In the records below, count every line containing "this". Reply with the number only.

═════ Dataset extract

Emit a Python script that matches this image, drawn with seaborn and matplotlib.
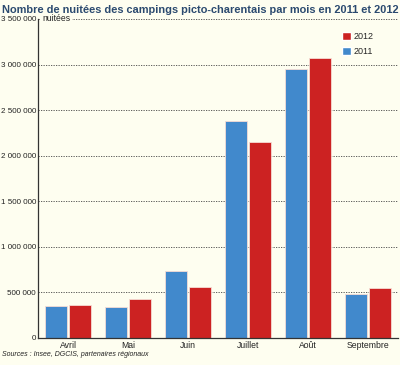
import numpy as np
import pandas as pd
import matplotlib
matplotlib.use("Agg")
import matplotlib.pyplot as plt
import seaborn as sns
from matplotlib.ticker import FuncFormatter, FixedLocator

# data
mois = ["Avril", "Mai", "Juin", "Juillet", "Août", "Septembre"]
nuitees_2011 = [351000, 340000, 735000, 2381000, 2946000, 488000]
nuitees_2012 = [362000, 433000, 554000, 2150000, 3067000, 543000]

df = pd.DataFrame({
    "mois": mois * 2,
    "annee": ["2011"] * 6 + ["2012"] * 6,
    "nuitees": nuitees_2011 + nuitees_2012,
})

sns.set_style("white")
plt.rcParams["font.family"] = ["Liberation Sans", "DejaVu Sans"]

bg = "#fefef0"
blue = "#4189cc"
red = "#cc2222"
fig = plt.figure(figsize=(4, 3.65), dpi=100, facecolor=bg)
ax = fig.add_axes([0.095, 0.074, 0.9, 0.874], facecolor=bg)

sns.barplot(data=df, x="mois", y="nuitees", hue="annee", order=mois,
            hue_order=["2011", "2012"], palette=[blue, red], saturation=1,
            width=0.8, gap=0.06, edgecolor="#f6dcd4", linewidth=0.6,
            ax=ax, legend=False)

ax.set_ylim(0, 3500000)
ax.set_xlim(-0.5, 5.5)
ax.set_yticks(np.arange(0, 3500001, 500000))
ax.yaxis.set_major_formatter(FuncFormatter(lambda v, p: f"{int(v):,}".replace(",", " ")))
for y in np.arange(500000, 3500001, 500000):
    ax.axhline(y, color="#444444", lw=0.6, ls=(0, (1.5, 1.5)), zorder=0)

ax.tick_params(axis="y", length=0, labelsize=5.8, pad=1.5, colors="#222222")
ax.set_xticks(range(6))
ax.set_xticklabels(mois)
ax.tick_params(axis="x", length=0, labelsize=6.2, pad=2, colors="#222222")
ax.xaxis.set_minor_locator(FixedLocator(np.arange(0.5, 6, 1)))
ax.tick_params(axis="x", which="minor", length=6, width=0.8, direction="in", color="#333333")
ax.set_xlabel("")
ax.set_ylabel("")

for s in ["top", "right"]:
    ax.spines[s].set_visible(False)
for s in ["left", "bottom"]:
    ax.spines[s].set_color("#333333")
    ax.spines[s].set_linewidth(0.9)

# legend (2012 above 2011)
h2012 = plt.Rectangle((0, 0), 1, 1, fc=red)
h2011 = plt.Rectangle((0, 0), 1, 1, fc=blue)
leg = ax.legend([h2012, h2011], ["2012", "2011"], loc="upper right",
                bbox_to_anchor=(0.955, 0.985), frameon=False, fontsize=6.5,
                handlelength=0.95, handleheight=0.95, handletextpad=0.35,
                labelspacing=0.65)

fig.text(0.004, 0.985, "Nombre de nuitées des campings picto-charentais par mois en 2011 et 2012",
         fontsize=7.9, fontweight="bold", color="#2b4a6f", va="top", ha="left")
ax.text(0.012, 1.0, "nuitées", transform=ax.transAxes, fontsize=6.2,
        va="center", ha="left", color="#222222",
        bbox=dict(fc=bg, ec="none", pad=1))
fig.text(0.005, 0.028, "Sources : Insee, DGCIS, partenaires régionaux",
         fontsize=5.0, style="italic", color="#222222", va="center", ha="left")

fig.savefig("out.png", dpi=100, facecolor=bg)
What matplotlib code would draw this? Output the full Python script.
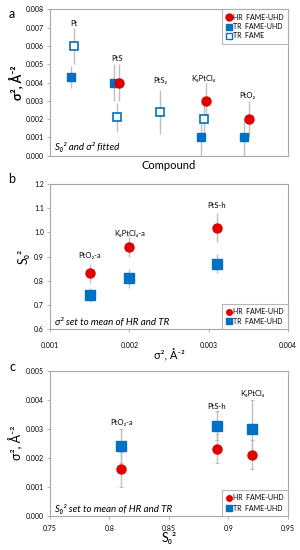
import matplotlib
matplotlib.use("Agg")
import matplotlib.pyplot as plt
from matplotlib.lines import Line2D
import numpy as np

plt.rcParams['font.family'] = ['Lato', 'DejaVu Sans']

RED = '#E00000'
BLUE = '#0070C0'
GRAY = '#BFBFBF'

# ---------------- Panel a data ----------------
compounds_a = ['Pt', 'PtS', 'PtS₂', 'K₂PtCl₄', 'PtO₂']
label_y_a = [0.0072, 0.0053, 0.0041, 0.0042, 0.0033]
# HR FAME-UHD (None = missing)
hr_a = [None, 0.0040, None, 0.0030, 0.0020]
hr_a_err = [None, 0.0010, None, 0.0010, 0.0010]
# TR FAME-UHD
tru_a = [0.0043, 0.0040, None, 0.0010, 0.0010]
tru_a_err = [0.0006, 0.0010, None, 0.0010, 0.0010]
# TR FAME
trf_a = [0.0060, 0.0021, 0.0024, 0.0020, None]
trf_a_err = [0.0010, 0.0008, 0.0012, 0.0008, None]

# ---------------- Panel b data ----------------
labels_b = ['PtO₂-a', 'K₂PtCl₄-a', 'PtS-h']
sigma_b = [0.0015, 0.0020, 0.0031]
hr_b = [0.83, 0.94, 1.02]
hr_b_err = [0.04, 0.04, 0.06]
tr_b = [0.74, 0.81, 0.87]
tr_b_err = [0.03, 0.04, 0.04]
label_y_b = [0.905, 0.995, 1.11]

# ---------------- Panel c data ----------------
labels_c = ['PtO₂-a', 'PtS-h', 'K₂PtCl₄']
s02_c = [0.81, 0.89, 0.92]
hr_c = [0.0016, 0.0023, 0.0021]
hr_c_err = [0.0006, 0.0005, 0.0005]
tr_c = [0.0024, 0.0031, 0.0030]
tr_c_err = [0.0006, 0.0005, 0.0010]
label_y_c = [0.0032, 0.00377, 0.00423]

fig = plt.figure(figsize=(3.0, 5.5), dpi=100)

def style_axes(ax):
    for s in ax.spines.values():
        s.set_color('#A6A6A6')
        s.set_linewidth(0.8)
    ax.tick_params(labelsize=5, length=2.5, width=0.6, color='#A6A6A6', pad=2)

# ---------------- Panel a ----------------
axa = fig.add_axes([0.1667, 0.717, 0.793, 0.266])
style_axes(axa)
xa = np.arange(1, len(compounds_a) + 1)
off_hr, off_tru, off_trf = 0.05, -0.07, 0.0
ms_c, ms_s = 6.5, 6.0
for i, x in enumerate(xa):
    if trf_a[i] is not None:
        axa.errorbar(x + off_trf, trf_a[i], yerr=trf_a_err[i], fmt='none', ecolor=GRAY, elinewidth=1, zorder=1)
    if tru_a[i] is not None:
        axa.errorbar(x + off_tru, tru_a[i], yerr=tru_a_err[i], fmt='none', ecolor=GRAY, elinewidth=1, zorder=1)
    if hr_a[i] is not None:
        axa.errorbar(x + off_hr, hr_a[i], yerr=hr_a_err[i], fmt='none', ecolor=GRAY, elinewidth=1, zorder=1)
for i, x in enumerate(xa):
    if trf_a[i] is not None:
        axa.plot(x + off_trf, trf_a[i], 's', ms=ms_s, mfc='white', mec=BLUE, mew=1.2, zorder=3)
    if tru_a[i] is not None:
        axa.plot(x + off_tru, tru_a[i], 's', ms=ms_s, color=BLUE, zorder=2)
    if hr_a[i] is not None:
        axa.plot(x + off_hr, hr_a[i], 'o', ms=ms_c, color=RED, zorder=2.5)
    axa.text(x, label_y_a[i], compounds_a[i], ha='center', va='center', fontsize=5.5)
axa.set_xlim(0.45, 5.95)
axa.set_ylim(0, 0.008)
axa.set_yticks(np.arange(0, 0.0081, 0.001))
axa.set_yticklabels([f'{v:.3f}' for v in np.arange(0, 0.0081, 0.001)])
axa.set_xticks([])
axa.set_xlabel('Compound', fontsize=8, labelpad=3)
axa.set_ylabel('σ², Å⁻²', fontsize=9, fontweight='bold', labelpad=2)
axa.text(0.02, 0.025, 'S₀² and σ² fitted', transform=axa.transAxes, fontsize=7, style='italic', ha='left', va='bottom')
handles_a = [
    Line2D([], [], marker='o', ls='none', color=RED, ms=5),
    Line2D([], [], marker='s', ls='none', color=BLUE, ms=4.5),
    Line2D([], [], marker='s', ls='none', mfc='white', mec=BLUE, mew=1, ms=4.5),
]
leg = axa.legend(handles_a, ['HR  FAME-UHD', 'TR  FAME-UHD', 'TR  FAME'], loc='upper right',
                 fontsize=5, frameon=True, fancybox=False, handlelength=0.8, handletextpad=0.2,
                 borderpad=0.6, labelspacing=0.35, borderaxespad=0)
leg.get_frame().set_edgecolor('#A6A6A6')
leg.get_frame().set_linewidth(0.8)
fig.text(0.04, 0.985, 'a', fontsize=9, ha='center', va='top')

# ---------------- Panel b ----------------
axb = fig.add_axes([0.1667, 0.4018, 0.793, 0.2636])
style_axes(axb)
axb.errorbar(sigma_b, hr_b, yerr=hr_b_err, fmt='none', ecolor=GRAY, elinewidth=1, zorder=1)
axb.errorbar(sigma_b, tr_b, yerr=tr_b_err, fmt='none', ecolor=GRAY, elinewidth=1, zorder=1)
axb.plot(sigma_b, hr_b, 'o', ms=ms_c, color=RED, ls='none', zorder=2)
axb.plot(sigma_b, tr_b, 's', ms=ms_s + 0.8, color=BLUE, ls='none', zorder=2)
for x, y, t in zip(sigma_b, label_y_b, labels_b):
    axb.text(x, y, t, ha='center', va='center', fontsize=5.5)
axb.set_xlim(0.001, 0.004)
axb.set_ylim(0.6, 1.2)
axb.set_xticks([0.001, 0.002, 0.003, 0.004])
axb.set_xticklabels(['0.001', '0.002', '0.003', '0.004'])
axb.set_yticks(np.arange(0.6, 1.201, 0.1))
axb.set_yticklabels([f'{v:.1f}' for v in np.arange(0.6, 1.201, 0.1)])
axb.tick_params(axis='x', pad=7)
axb.set_xlabel('σ², Å⁻²', fontsize=8, labelpad=0)
axb.set_ylabel('S₀²', fontsize=9, labelpad=3)
axb.text(0.02, 0.012, 'σ² set to mean of HR and TR', transform=axb.transAxes, fontsize=7, style='italic', ha='left', va='bottom')
handles_b = [
    Line2D([], [], marker='o', ls='none', color=RED, ms=4),
    Line2D([], [], marker='s', ls='none', color=BLUE, ms=5),
]
legb = axb.legend(handles_b, ['HR  FAME-UHD', 'TR  FAME-UHD'], loc='lower right',
                  fontsize=5, frameon=True, fancybox=False, handlelength=0.8, handletextpad=0.2,
                  borderpad=0.6, labelspacing=0.4, borderaxespad=0)
legb.get_frame().set_edgecolor('#A6A6A6')
legb.get_frame().set_linewidth(0.8)
fig.text(0.04, 0.675, 'b', fontsize=9, ha='center', va='center')

# ---------------- Panel c ----------------
axc = fig.add_axes([0.1667, 0.0624, 0.793, 0.2636])
style_axes(axc)
axc.errorbar(s02_c, tr_c, yerr=tr_c_err, fmt='none', ecolor=GRAY, elinewidth=1, capsize=1.5, capthick=0.8, zorder=1)
axc.errorbar(s02_c, hr_c, yerr=hr_c_err, fmt='none', ecolor=GRAY, elinewidth=1, capsize=1.5, capthick=0.8, zorder=1)
axc.plot(s02_c, hr_c, 'o', ms=ms_c, color=RED, ls='none', zorder=2)
axc.plot(s02_c, tr_c, 's', ms=ms_s + 0.8, color=BLUE, ls='none', zorder=2)
for x, y, t in zip(s02_c, label_y_c, labels_c):
    axc.text(x, y, t, ha='center', va='center', fontsize=5.5)
axc.set_xlim(0.75, 0.95)
axc.set_ylim(0, 0.005)
axc.set_xticks([0.75, 0.8, 0.85, 0.9, 0.95])
axc.set_xticklabels(['0.75', '0.8', '0.85', '0.9', '0.95'])
axc.set_yticks(np.arange(0, 0.0051, 0.001))
axc.set_yticklabels([f'{v:.3f}' for v in np.arange(0, 0.0051, 0.001)])
axc.tick_params(axis='x', pad=4)
axc.set_xlabel('S₀²', fontsize=9, labelpad=0)
axc.set_ylabel('σ², Å⁻²', fontsize=9, labelpad=2)
axc.text(0.02, 0.012, 'S₀² set to mean of HR and TR', transform=axc.transAxes, fontsize=7, style='italic', ha='left', va='bottom')
handles_c = [
    Line2D([], [], marker='o', ls='none', color=RED, ms=4),
    Line2D([], [], marker='s', ls='none', color=BLUE, ms=5),
]
legc = axc.legend(handles_c, ['HR  FAME-UHD', 'TR  FAME-UHD'], loc='lower right',
                  fontsize=5, frameon=True, fancybox=False, handlelength=0.8, handletextpad=0.2,
                  borderpad=0.6, labelspacing=0.5, borderaxespad=0)
legc.get_frame().set_edgecolor('#A6A6A6')
legc.get_frame().set_linewidth(0.8)
fig.text(0.04, 0.333, 'c', fontsize=9, ha='center', va='center')

fig.savefig('out.png', dpi=100)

══════════

* [Correct output]:
2